I once told a friend of mine, a veteran engineer at Intel, that I found that people at Intel devote 20 hours a week to “Doing email”. His thoughtful response was “actually we always had this. We called it Correspondence”. Then he added, “and we devoted 2 hours a week to it”.
Good point… I too remember those days at the start of my career. The correspondence consisted of messages – just like email – and it would come from inside and outside the workplace – just like email – and it would come on sheets of mashed tree pulp inside manila or regular envelopes. Unlike email.

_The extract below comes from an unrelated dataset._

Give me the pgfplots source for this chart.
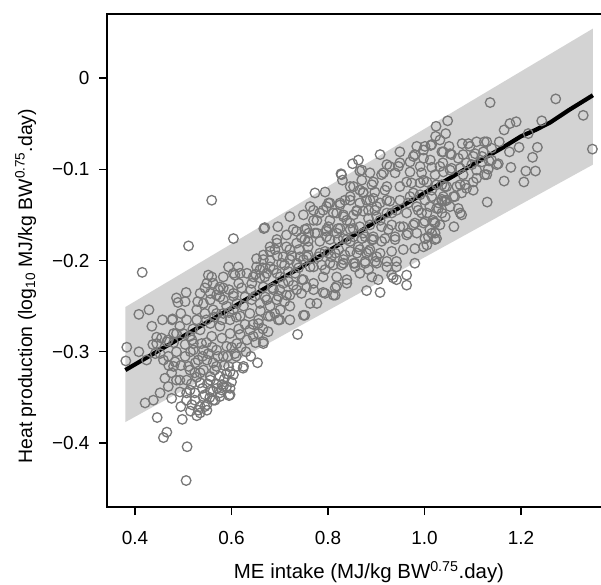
\documentclass[border=0pt]{standalone}
\usepackage{pgfplots}
\usepackage{pgfplotstable}
\pgfplotsset{compat=1.18}
\usepackage{fontspec}
\setmainfont{Liberation Sans}
\definecolor{bandgray}{HTML}{D3D3D3}
\definecolor{ptgray}{HTML}{777777}

\pgfplotstableread{
x y
0.559 -0.134
0.511 -0.184
0.604 -0.176
0.415 -0.213
0.667 -0.165
0.696 -0.163
0.721 -0.152
0.506 -0.441
0.508 -0.404
0.459 -0.394
0.466 -0.388
0.446 -0.372
0.498 -0.374
0.421 -0.356
0.383 -0.295
0.381 -0.310
0.408 -0.300
0.408 -0.259
0.429 -0.254
0.489 -0.246
0.435 -0.272
0.477 -0.265
0.445 -0.284
0.437 -0.292
0.506 -0.235
0.654 -0.312
0.624 -0.318
0.595 -0.348
0.597 -0.340
0.580 -0.336
0.666 -0.291
0.700 -0.265
0.737 -0.281
1.272 -0.023
1.329 -0.041
1.348 -0.078
1.136 -0.027
1.243 -0.047
1.190 -0.048
1.177 -0.050
1.165 -0.057
1.215 -0.061
1.234 -0.076
1.224 -0.087
1.179 -0.098
1.210 -0.102
1.230 -0.102
1.165 -0.113
1.206 -0.114
1.130 -0.136
1.196 -0.076
1.176 -0.081
1.155 -0.070
1.139 -0.077
1.124 -0.070
1.108 -0.070
1.094 -0.075
1.078 -0.072
1.101 -0.086
1.119 -0.086
1.134 -0.091
1.087 -0.093
1.070 -0.088
1.053 -0.083
1.051 -0.075
1.036 -0.081
1.024 -0.053
1.044 -0.061
1.048 -0.047
1.023 -0.064
1.013 -0.074
1.001 -0.075
0.908 -0.084
0.863 -0.090
0.851 -0.094
0.827 -0.105
0.830 -0.112
0.866 -0.102
0.773 -0.126
0.794 -0.125
1.132 -0.100
1.150 -0.095
1.108 -0.101
1.080 -0.106
1.056 -0.099
1.038 -0.093
1.015 -0.098
0.994 -0.104
0.970 -0.103
0.946 -0.097
0.922 -0.095
0.949 -0.081
0.980 -0.084
0.984 -0.075
1.042 -0.119
1.074 -0.117
1.101 -0.114
1.125 -0.106
1.087 -0.121
1.063 -0.130
1.036 -0.133
1.015 -0.130
0.991 -0.115
0.963 -0.114
0.939 -0.104
0.915 -0.104
0.887 -0.104
0.891 -0.117
0.918 -0.123
0.949 -0.119
0.977 -0.126
1.001 -0.134
1.025 -0.143
1.042 -0.135
1.070 -0.143
1.036 -0.148
1.074 -0.148
1.061 -0.163
1.020 -0.158
1.015 -0.170
1.001 -0.176
1.022 -0.177
0.980 -0.187
0.994 -0.148
0.984 -0.141
0.966 -0.137
0.980 -0.159
0.966 -0.170
0.949 -0.163
0.939 -0.177
0.932 -0.148
0.922 -0.134
0.901 -0.141
0.880 -0.134
0.897 -0.125
0.866 -0.123
0.846 -0.119
0.835 -0.134
0.860 -0.145
0.884 -0.154
0.908 -0.156
0.925 -0.166
0.911 -0.179
0.891 -0.177
0.873 -0.170
0.852 -0.165
0.839 -0.156
0.818 -0.148
0.801 -0.137
0.783 -0.148
0.763 -0.141
0.770 -0.156
0.752 -0.166
0.773 -0.170
0.797 -0.166
0.818 -0.170
0.839 -0.177
0.863 -0.185
0.880 -0.192
0.901 -0.196
0.922 -0.201
0.942 -0.207
0.963 -0.216
0.980 -0.203
0.935 -0.219
0.963 -0.227
0.908 -0.235
0.880 -0.233
0.904 -0.221
0.884 -0.210
0.856 -0.207
0.832 -0.203
0.807 -0.196
0.783 -0.192
0.759 -0.185
0.749 -0.199
0.770 -0.207
0.794 -0.210
0.818 -0.218
0.770 -0.225
0.790 -0.235
0.728 -0.166
0.752 -0.177
0.721 -0.188
0.694 -0.181
0.707 -0.196
0.735 -0.203
0.756 -0.196
0.680 -0.190
0.666 -0.199
0.652 -0.207
0.632 -0.214
0.614 -0.207
0.604 -0.214
0.583 -0.218
0.562 -0.225
0.552 -0.216
0.504 -0.245
0.535 -0.236
0.556 -0.243
0.573 -0.232
0.583 -0.243
0.604 -0.239
0.621 -0.230
0.642 -0.225
0.659 -0.219
0.673 -0.214
0.687 -0.210
0.701 -0.218
0.718 -0.223
0.732 -0.214
0.746 -0.221
0.756 -0.229
0.735 -0.232
0.714 -0.238
0.694 -0.243
0.680 -0.250
0.659 -0.247
0.642 -0.243
0.625 -0.250
0.604 -0.254
0.583 -0.258
0.562 -0.254
0.545 -0.258
0.528 -0.265
0.507 -0.265
0.500 -0.280
0.518 -0.287
0.535 -0.276
0.556 -0.269
0.576 -0.272
0.597 -0.265
0.618 -0.261
0.638 -0.258
0.656 -0.265
0.676 -0.261
0.697 -0.265
0.721 -0.265
0.752 -0.260
0.676 -0.278
0.656 -0.280
0.638 -0.276
0.618 -0.281
0.597 -0.280
0.580 -0.285
0.559 -0.283
0.538 -0.291
0.521 -0.298
0.504 -0.305
0.511 -0.316
0.531 -0.309
0.552 -0.302
0.569 -0.298
0.590 -0.294
0.611 -0.291
0.632 -0.287
0.607 -0.302
0.625 -0.316
0.583 -0.305
0.562 -0.312
0.542 -0.320
0.524 -0.323
0.507 -0.331
0.535 -0.334
0.556 -0.331
0.576 -0.327
0.597 -0.322
0.583 -0.338
0.562 -0.343
0.545 -0.347
0.524 -0.345
0.507 -0.345
0.597 -0.347
0.576 -0.349
0.486 -0.280
0.466 -0.289
0.452 -0.302
0.469 -0.305
0.486 -0.300
0.504 -0.292
0.514 -0.283
0.459 -0.309
0.483 -0.311
0.462 -0.329
0.476 -0.323
0.486 -0.331
0.469 -0.338
0.452 -0.345
0.438 -0.353
0.476 -0.351
0.493 -0.344
0.518 -0.358
0.531 -0.364
0.535 -0.367
0.524 -0.353
0.542 -0.349
0.556 -0.342
0.566 -0.353
0.549 -0.358
0.580 -0.342
0.590 -0.338
0.514 -0.320
0.535 -0.323
0.549 -0.309
0.556 -0.327
0.569 -0.316
0.542 -0.298
0.521 -0.291
0.528 -0.254
0.542 -0.247
0.576 -0.240
0.590 -0.250
0.569 -0.258
0.604 -0.236
0.611 -0.247
0.594 -0.316
0.604 -0.325
0.611 -0.316
0.828 -0.106
0.846 -0.130
0.873 -0.126
0.894 -0.132
0.825 -0.137
0.797 -0.141
0.770 -0.145
0.749 -0.150
0.777 -0.156
0.804 -0.156
0.832 -0.150
0.859 -0.146
0.884 -0.145
0.901 -0.152
0.846 -0.159
0.866 -0.163
0.887 -0.161
0.825 -0.165
0.797 -0.168
0.777 -0.170
0.756 -0.165
0.735 -0.168
0.714 -0.172
0.694 -0.177
0.680 -0.185
0.652 -0.198
0.666 -0.194
0.690 -0.188
0.714 -0.185
0.735 -0.181
0.759 -0.179
0.783 -0.179
0.804 -0.177
0.832 -0.176
0.853 -0.174
0.877 -0.174
0.894 -0.177
0.887 -0.188
0.866 -0.188
0.846 -0.190
0.822 -0.188
0.801 -0.192
0.780 -0.196
0.759 -0.194
0.742 -0.196
0.721 -0.199
0.704 -0.203
0.680 -0.207
0.659 -0.210
0.645 -0.218
0.669 -0.218
0.694 -0.214
0.718 -0.212
0.739 -0.208
0.763 -0.207
0.787 -0.205
0.811 -0.205
0.832 -0.199
0.856 -0.203
0.877 -0.203
0.898 -0.201
0.839 -0.221
0.818 -0.228
0.790 -0.218
0.749 -0.221
0.728 -0.227
0.707 -0.225
0.687 -0.232
0.666 -0.229
0.649 -0.239
0.673 -0.243
0.697 -0.239
0.721 -0.238
0.745 -0.236
0.770 -0.232
0.811 -0.238
0.763 -0.247
0.777 -0.247
0.749 -0.260
0.680 -0.261
0.656 -0.269
0.645 -0.283
0.666 -0.289
0.721 -0.250
0.701 -0.254
0.870 -0.101
0.977 -0.086
0.998 -0.079
1.015 -0.073
1.032 -0.068
1.012 -0.090
0.991 -0.097
0.970 -0.092
0.949 -0.093
0.928 -0.097
0.911 -0.106
0.894 -0.114
0.870 -0.112
0.853 -0.119
0.873 -0.125
0.922 -0.119
0.973 -0.115
0.998 -0.112
1.022 -0.106
1.039 -0.103
1.036 -0.117
1.015 -0.123
0.991 -0.128
0.970 -0.130
0.949 -0.134
0.928 -0.135
0.908 -0.137
0.887 -0.134
0.866 -0.137
0.846 -0.134
0.825 -0.139
0.804 -0.137
0.790 -0.145
0.811 -0.148
0.832 -0.152
0.853 -0.150
0.873 -0.146
0.897 -0.145
0.922 -0.148
0.942 -0.145
0.963 -0.148
0.987 -0.145
1.011 -0.141
1.029 -0.137
1.046 -0.134
1.043 -0.152
1.018 -0.156
0.998 -0.159
0.977 -0.161
0.956 -0.163
0.932 -0.161
0.911 -0.163
0.846 -0.166
0.821 -0.165
0.801 -0.163
0.797 -0.174
0.821 -0.177
0.846 -0.179
0.870 -0.176
0.894 -0.174
0.918 -0.176
0.939 -0.174
0.963 -0.172
0.984 -0.170
1.011 -0.166
1.025 -0.176
1.005 -0.183
0.956 -0.188
0.932 -0.190
0.908 -0.192
0.884 -0.190
0.860 -0.192
0.835 -0.194
0.815 -0.192
0.794 -0.190
0.804 -0.203
0.828 -0.205
0.853 -0.203
0.877 -0.201
0.901 -0.203
0.922 -0.207
0.942 -0.201
0.932 -0.216
0.942 -0.221
0.839 -0.225
0.815 -0.230
0.794 -0.236
0.815 -0.238
0.866 -0.214
0.891 -0.218
1.091 -0.072
1.129 -0.070
0.998 -0.088
1.039 -0.081
1.056 -0.084
1.032 -0.097
1.053 -0.101
1.074 -0.099
1.098 -0.095
1.119 -0.092
1.139 -0.090
1.153 -0.094
1.080 -0.084
1.105 -0.083
1.122 -0.081
1.108 -0.110
1.129 -0.106
1.084 -0.117
1.067 -0.119
1.046 -0.119
1.025 -0.117
1.005 -0.114
1.101 -0.123
1.077 -0.126
1.060 -0.130
1.039 -0.130
1.036 -0.135
1.077 -0.150
1.053 -0.141
1.029 -0.143
1.005 -0.148
1.001 -0.157
1.022 -0.159
1.032 -0.161
1.008 -0.174
1.022 -0.170
0.998 -0.185
0.594 -0.207
0.607 -0.216
0.618 -0.214
0.559 -0.218
0.549 -0.225
0.576 -0.229
0.583 -0.230
0.556 -0.236
0.569 -0.238
0.486 -0.241
0.669 -0.164
0.457 -0.265
0.478 -0.264
0.493 -0.272
0.480 -0.280
0.469 -0.287
0.445 -0.291
0.442 -0.302
0.424 -0.309
0.480 -0.316
0.493 -0.331
0.514 -0.342
0.507 -0.353
0.535 -0.360
0.549 -0.364
0.562 -0.353
0.576 -0.345
0.590 -0.324
0.569 -0.335
0.515 -0.300
0.525 -0.312
0.540 -0.305
0.548 -0.290
0.560 -0.295
0.572 -0.305
0.585 -0.315
0.592 -0.305
0.600 -0.295
0.565 -0.320
0.550 -0.335
0.528 -0.328
0.517 -0.335
0.540 -0.340
0.555 -0.350
0.570 -0.340
0.585 -0.330
0.600 -0.333
0.610 -0.305
0.620 -0.295
0.615 -0.275
0.628 -0.270
0.645 -0.270
0.660 -0.255
0.670 -0.240
0.685 -0.230
0.700 -0.232
0.710 -0.245
0.690 -0.258
0.665 -0.275
0.650 -0.290
0.630 -0.300
0.640 -0.305
0.548 -0.265
0.565 -0.262
0.580 -0.265
0.595 -0.257
0.610 -0.262
0.595 -0.232
0.615 -0.225
0.628 -0.240
0.640 -0.232
0.650 -0.215
0.665 -0.208
0.680 -0.200
0.695 -0.195
0.710 -0.205
0.725 -0.195
0.740 -0.188
0.745 -0.175
0.760 -0.170
0.520 -0.275
0.530 -0.245
0.545 -0.230
0.495 -0.258
0.480 -0.290
0.495 -0.315
0.470 -0.315
0.455 -0.285
0.495 -0.360
0.515 -0.365
0.528 -0.370
0.545 -0.360
}\scatterdata

\begin{document}
\begin{tikzpicture}
\begin{axis}[
  name=ax,
  scale only axis,
  width=524bp, height=493bp,
  xmin=0.342, xmax=1.428,
  ymin=-0.470, ymax=0.070,
  axis line style={line width=1.6bp, black},
  xtick={0.4,0.6,0.8,1.0,1.2},
  xticklabels={0.4,0.6,0.8,1.0,1.2},
  ytick={-0.4,-0.3,-0.2,-0.1,0},
  yticklabels={−0.4,−0.3,−0.2,−0.1,0},
  xtick pos=lower, ytick pos=left,
  tick align=outside,
  major tick length=8bp,
  every tick/.style={black, line width=1.4bp},
  tick label style={font=\fontsize{19}{22}\selectfont},
  xticklabel style={yshift=-13bp},
  yticklabel style={xshift=-6bp},
  every axis x label/.style={at={(axis description cs:0.5,-0.146)}, anchor=base, font=\fontsize{20.5}{24}\selectfont},
  every axis y label/.style={at={(axis description cs:-0.1431,0.448)}, rotate=90, anchor=base, font=\fontsize{19.5}{24}\selectfont},
  xlabel={ME intake (MJ/kg BW\textsuperscript{0.75}.day)},
  ylabel={Heat production (log\textsubscript{10} MJ/kg BW\textsuperscript{0.75}.day)},
  clip=true,
]
\addplot[fill=bandgray, draw=none] coordinates {
  (0.380,-0.251) (1.349,0.054) (1.349,-0.095) (0.380,-0.377)
} -- cycle;
\addplot[only marks, mark=o, mark size=4.8bp, draw=ptgray, mark options={line width=1.3bp, draw=ptgray}] table[x=x, y=y] {\scatterdata};
\addplot[black, line width=4.2bp, no marks] coordinates {
  (0.380,-0.320) (0.500,-0.283) (0.600,-0.252) (0.700,-0.221)
  (0.800,-0.190) (0.900,-0.157) (1.000,-0.126) (1.100,-0.095)
  (1.160,-0.077) (1.200,-0.064) (1.230,-0.057) (1.260,-0.049)
  (1.300,-0.035) (1.349,-0.019)
};
\end{axis}
\pgfresetboundingbox
\path[use as bounding box] ([shift={(-107bp,-78bp)}]ax.south west) rectangle ([shift={(494bp,14bp)}]ax.north west);
\end{tikzpicture}
\end{document}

So why did it take only 2 hours a week? Admittedly, many factors have changed since then, but there is one factor that is of key importance: those envelopes had colorful little pieces of paper stuck to them, called stamps. The stamps had their beauty – as a kid, I used to collect them, and I still enjoy them when I get them on my snail mail today. But as to Information Overload, the key factor is that these stamps (or the equivalent postmarks) cost money. The whole mailing process cost you; for each additional recipient you had to copy the letter, stuff it in another envelope, address it, and add one stamp.
Now, if only email would cost money on a per-recipient basis, much of the present overload would disappear (as would most of the spam out there). Making email cost, in whatever manner, is one solution to email overload; some experiments along these lines have been tried, and you may see them in a future post. But overall, alas, we’re still stuck with this curse of plenty: free email, free overload!